§ **SHORT TASK**:
Copy out the data exactly, leaving the pictures behind.
── GIVEN INFORMATION
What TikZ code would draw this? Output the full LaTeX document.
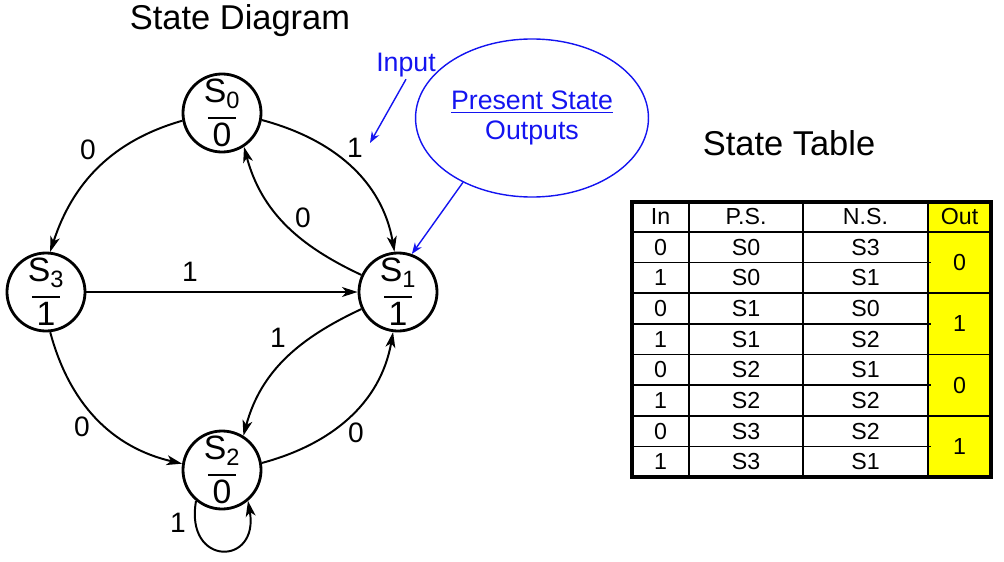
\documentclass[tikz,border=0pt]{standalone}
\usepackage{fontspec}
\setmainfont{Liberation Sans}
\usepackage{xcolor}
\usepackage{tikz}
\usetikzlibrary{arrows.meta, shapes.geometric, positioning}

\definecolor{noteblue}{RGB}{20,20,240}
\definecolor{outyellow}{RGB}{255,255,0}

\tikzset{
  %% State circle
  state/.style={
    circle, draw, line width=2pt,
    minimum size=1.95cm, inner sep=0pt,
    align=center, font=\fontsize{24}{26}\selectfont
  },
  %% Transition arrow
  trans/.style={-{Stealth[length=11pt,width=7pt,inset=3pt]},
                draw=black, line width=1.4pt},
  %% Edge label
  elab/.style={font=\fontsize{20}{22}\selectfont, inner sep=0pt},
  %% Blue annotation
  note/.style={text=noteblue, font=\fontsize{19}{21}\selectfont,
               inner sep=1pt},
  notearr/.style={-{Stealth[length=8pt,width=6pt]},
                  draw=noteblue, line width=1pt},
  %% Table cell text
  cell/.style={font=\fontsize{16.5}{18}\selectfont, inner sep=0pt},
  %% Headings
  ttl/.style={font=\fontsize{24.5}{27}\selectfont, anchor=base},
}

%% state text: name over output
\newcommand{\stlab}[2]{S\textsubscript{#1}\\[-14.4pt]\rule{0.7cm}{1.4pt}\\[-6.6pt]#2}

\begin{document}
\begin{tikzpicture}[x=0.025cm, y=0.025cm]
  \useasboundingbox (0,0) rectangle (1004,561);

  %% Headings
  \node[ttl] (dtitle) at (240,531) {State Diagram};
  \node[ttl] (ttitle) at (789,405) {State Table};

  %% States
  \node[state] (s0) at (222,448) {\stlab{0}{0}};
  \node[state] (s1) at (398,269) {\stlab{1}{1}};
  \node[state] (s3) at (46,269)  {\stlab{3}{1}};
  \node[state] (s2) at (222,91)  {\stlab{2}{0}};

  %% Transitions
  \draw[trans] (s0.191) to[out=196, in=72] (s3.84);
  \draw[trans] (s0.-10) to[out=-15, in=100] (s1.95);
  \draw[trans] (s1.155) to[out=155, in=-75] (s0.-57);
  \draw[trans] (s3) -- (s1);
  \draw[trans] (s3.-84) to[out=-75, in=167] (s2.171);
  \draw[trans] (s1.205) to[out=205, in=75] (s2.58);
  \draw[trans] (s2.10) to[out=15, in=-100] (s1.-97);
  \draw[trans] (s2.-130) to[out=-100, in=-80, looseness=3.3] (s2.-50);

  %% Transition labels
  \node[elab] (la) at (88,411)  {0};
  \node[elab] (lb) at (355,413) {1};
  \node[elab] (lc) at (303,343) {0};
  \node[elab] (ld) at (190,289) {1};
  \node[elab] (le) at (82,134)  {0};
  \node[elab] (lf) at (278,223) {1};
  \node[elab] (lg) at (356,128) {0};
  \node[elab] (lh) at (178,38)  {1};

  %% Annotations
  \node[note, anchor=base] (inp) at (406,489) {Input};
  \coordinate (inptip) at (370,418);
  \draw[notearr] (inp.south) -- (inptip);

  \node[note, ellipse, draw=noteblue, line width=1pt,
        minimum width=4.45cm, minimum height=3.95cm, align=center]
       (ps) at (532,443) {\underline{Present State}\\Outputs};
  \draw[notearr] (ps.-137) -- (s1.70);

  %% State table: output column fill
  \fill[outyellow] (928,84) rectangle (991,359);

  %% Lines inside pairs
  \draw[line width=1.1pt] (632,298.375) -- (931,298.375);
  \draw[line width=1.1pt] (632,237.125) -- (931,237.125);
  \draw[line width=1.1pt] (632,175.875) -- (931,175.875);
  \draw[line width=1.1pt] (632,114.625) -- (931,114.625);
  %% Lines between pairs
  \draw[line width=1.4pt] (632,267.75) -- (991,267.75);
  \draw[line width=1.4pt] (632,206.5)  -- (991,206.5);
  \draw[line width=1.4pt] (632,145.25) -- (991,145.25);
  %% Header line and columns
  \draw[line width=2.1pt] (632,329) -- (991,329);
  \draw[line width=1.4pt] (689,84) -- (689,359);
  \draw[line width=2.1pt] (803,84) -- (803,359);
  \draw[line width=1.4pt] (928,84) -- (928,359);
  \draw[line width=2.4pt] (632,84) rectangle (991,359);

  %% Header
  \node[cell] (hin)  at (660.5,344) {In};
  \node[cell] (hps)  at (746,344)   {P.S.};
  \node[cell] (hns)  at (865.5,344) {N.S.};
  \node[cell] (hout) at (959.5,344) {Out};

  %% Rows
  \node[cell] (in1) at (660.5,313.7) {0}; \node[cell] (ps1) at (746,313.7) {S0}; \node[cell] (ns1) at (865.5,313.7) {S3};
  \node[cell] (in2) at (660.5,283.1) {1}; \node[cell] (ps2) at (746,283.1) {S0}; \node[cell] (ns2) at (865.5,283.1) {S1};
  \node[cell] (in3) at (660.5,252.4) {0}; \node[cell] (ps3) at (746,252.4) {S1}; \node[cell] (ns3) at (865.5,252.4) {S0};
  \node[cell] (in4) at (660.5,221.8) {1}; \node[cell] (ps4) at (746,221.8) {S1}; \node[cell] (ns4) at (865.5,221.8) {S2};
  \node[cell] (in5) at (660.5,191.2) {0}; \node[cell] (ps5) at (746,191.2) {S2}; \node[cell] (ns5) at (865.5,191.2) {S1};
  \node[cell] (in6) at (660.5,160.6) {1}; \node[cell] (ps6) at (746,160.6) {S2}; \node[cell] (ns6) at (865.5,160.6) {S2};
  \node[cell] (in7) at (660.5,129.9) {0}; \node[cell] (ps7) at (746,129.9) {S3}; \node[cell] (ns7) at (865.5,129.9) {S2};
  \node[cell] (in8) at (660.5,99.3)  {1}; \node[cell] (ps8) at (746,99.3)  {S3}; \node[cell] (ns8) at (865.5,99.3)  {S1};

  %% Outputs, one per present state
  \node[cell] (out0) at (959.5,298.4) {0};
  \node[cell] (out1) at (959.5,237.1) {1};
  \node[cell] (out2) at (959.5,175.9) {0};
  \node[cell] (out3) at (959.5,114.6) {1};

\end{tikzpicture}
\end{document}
────
§ **EXERCISE ANSWER**:
What TikZ code would draw this? Output the full LaTeX document.
\documentclass[tikz,border=0pt]{standalone}
\usepackage{fontspec}
\setmainfont{Liberation Sans}
\usepackage{xcolor}
\usepackage{tikz}
\usetikzlibrary{arrows.meta, shapes.geometric, positioning}

\definecolor{noteblue}{RGB}{20,20,240}
\definecolor{outyellow}{RGB}{255,255,0}

\tikzset{
  %% State circle
  state/.style={
    circle, draw, line width=2pt,
    minimum size=1.95cm, inner sep=0pt,
    align=center, font=\fontsize{24}{26}\selectfont
  },
  %% Transition arrow
  trans/.style={-{Stealth[length=11pt,width=7pt,inset=3pt]},
                draw=black, line width=1.4pt},
  %% Edge label
  elab/.style={font=\fontsize{20}{22}\selectfont, inner sep=0pt},
  %% Blue annotation
  note/.style={text=noteblue, font=\fontsize{19}{21}\selectfont,
               inner sep=1pt},
  notearr/.style={-{Stealth[length=8pt,width=6pt]},
                  draw=noteblue, line width=1pt},
  %% Table cell text
  cell/.style={font=\fontsize{16.5}{18}\selectfont, inner sep=0pt},
  %% Headings
  ttl/.style={font=\fontsize{24.5}{27}\selectfont, anchor=base},
}

%% state text: name over output
\newcommand{\stlab}[2]{S\textsubscript{#1}\\[-14.4pt]\rule{0.7cm}{1.4pt}\\[-6.6pt]#2}

\begin{document}
\begin{tikzpicture}[x=0.025cm, y=0.025cm]
  \useasboundingbox (0,0) rectangle (1004,561);

  %% Headings
  \node[ttl] (dtitle) at (240,531) {State Diagram};
  \node[ttl] (ttitle) at (789,405) {State Table};

  %% States
  \node[state] (s0) at (222,448) {\stlab{0}{0}};
  \node[state] (s1) at (398,269) {\stlab{1}{1}};
  \node[state] (s3) at (46,269)  {\stlab{3}{1}};
  \node[state] (s2) at (222,91)  {\stlab{2}{0}};

  %% Transitions
  \draw[trans] (s0.191) to[out=196, in=72] (s3.84);
  \draw[trans] (s0.-10) to[out=-15, in=100] (s1.95);
  \draw[trans] (s1.155) to[out=155, in=-75] (s0.-57);
  \draw[trans] (s3) -- (s1);
  \draw[trans] (s3.-84) to[out=-75, in=167] (s2.171);
  \draw[trans] (s1.205) to[out=205, in=75] (s2.58);
  \draw[trans] (s2.10) to[out=15, in=-100] (s1.-97);
  \draw[trans] (s2.-130) to[out=-100, in=-80, looseness=3.3] (s2.-50);

  %% Transition labels
  \node[elab] (la) at (88,411)  {0};
  \node[elab] (lb) at (355,413) {1};
  \node[elab] (lc) at (303,343) {0};
  \node[elab] (ld) at (190,289) {1};
  \node[elab] (le) at (82,134)  {0};
  \node[elab] (lf) at (278,223) {1};
  \node[elab] (lg) at (356,128) {0};
  \node[elab] (lh) at (178,38)  {1};

  %% Annotations
  \node[note, anchor=base] (inp) at (406,489) {Input};
  \coordinate (inptip) at (370,418);
  \draw[notearr] (inp.south) -- (inptip);

  \node[note, ellipse, draw=noteblue, line width=1pt,
        minimum width=4.45cm, minimum height=3.95cm, align=center]
       (ps) at (532,443) {\underline{Present State}\\Outputs};
  \draw[notearr] (ps.-137) -- (s1.70);

  %% State table: output column fill
  \fill[outyellow] (928,84) rectangle (991,359);

  %% Lines inside pairs
  \draw[line width=1.1pt] (632,298.375) -- (931,298.375);
  \draw[line width=1.1pt] (632,237.125) -- (931,237.125);
  \draw[line width=1.1pt] (632,175.875) -- (931,175.875);
  \draw[line width=1.1pt] (632,114.625) -- (931,114.625);
  %% Lines between pairs
  \draw[line width=1.4pt] (632,267.75) -- (991,267.75);
  \draw[line width=1.4pt] (632,206.5)  -- (991,206.5);
  \draw[line width=1.4pt] (632,145.25) -- (991,145.25);
  %% Header line and columns
  \draw[line width=2.1pt] (632,329) -- (991,329);
  \draw[line width=1.4pt] (689,84) -- (689,359);
  \draw[line width=2.1pt] (803,84) -- (803,359);
  \draw[line width=1.4pt] (928,84) -- (928,359);
  \draw[line width=2.4pt] (632,84) rectangle (991,359);

  %% Header
  \node[cell] (hin)  at (660.5,344) {In};
  \node[cell] (hps)  at (746,344)   {P.S.};
  \node[cell] (hns)  at (865.5,344) {N.S.};
  \node[cell] (hout) at (959.5,344) {Out};

  %% Rows
  \node[cell] (in1) at (660.5,313.7) {0}; \node[cell] (ps1) at (746,313.7) {S0}; \node[cell] (ns1) at (865.5,313.7) {S3};
  \node[cell] (in2) at (660.5,283.1) {1}; \node[cell] (ps2) at (746,283.1) {S0}; \node[cell] (ns2) at (865.5,283.1) {S1};
  \node[cell] (in3) at (660.5,252.4) {0}; \node[cell] (ps3) at (746,252.4) {S1}; \node[cell] (ns3) at (865.5,252.4) {S0};
  \node[cell] (in4) at (660.5,221.8) {1}; \node[cell] (ps4) at (746,221.8) {S1}; \node[cell] (ns4) at (865.5,221.8) {S2};
  \node[cell] (in5) at (660.5,191.2) {0}; \node[cell] (ps5) at (746,191.2) {S2}; \node[cell] (ns5) at (865.5,191.2) {S1};
  \node[cell] (in6) at (660.5,160.6) {1}; \node[cell] (ps6) at (746,160.6) {S2}; \node[cell] (ns6) at (865.5,160.6) {S2};
  \node[cell] (in7) at (660.5,129.9) {0}; \node[cell] (ps7) at (746,129.9) {S3}; \node[cell] (ns7) at (865.5,129.9) {S2};
  \node[cell] (in8) at (660.5,99.3)  {1}; \node[cell] (ps8) at (746,99.3)  {S3}; \node[cell] (ns8) at (865.5,99.3)  {S1};

  %% Outputs, one per present state
  \node[cell] (out0) at (959.5,298.4) {0};
  \node[cell] (out1) at (959.5,237.1) {1};
  \node[cell] (out2) at (959.5,175.9) {0};
  \node[cell] (out3) at (959.5,114.6) {1};

\end{tikzpicture}
\end{document}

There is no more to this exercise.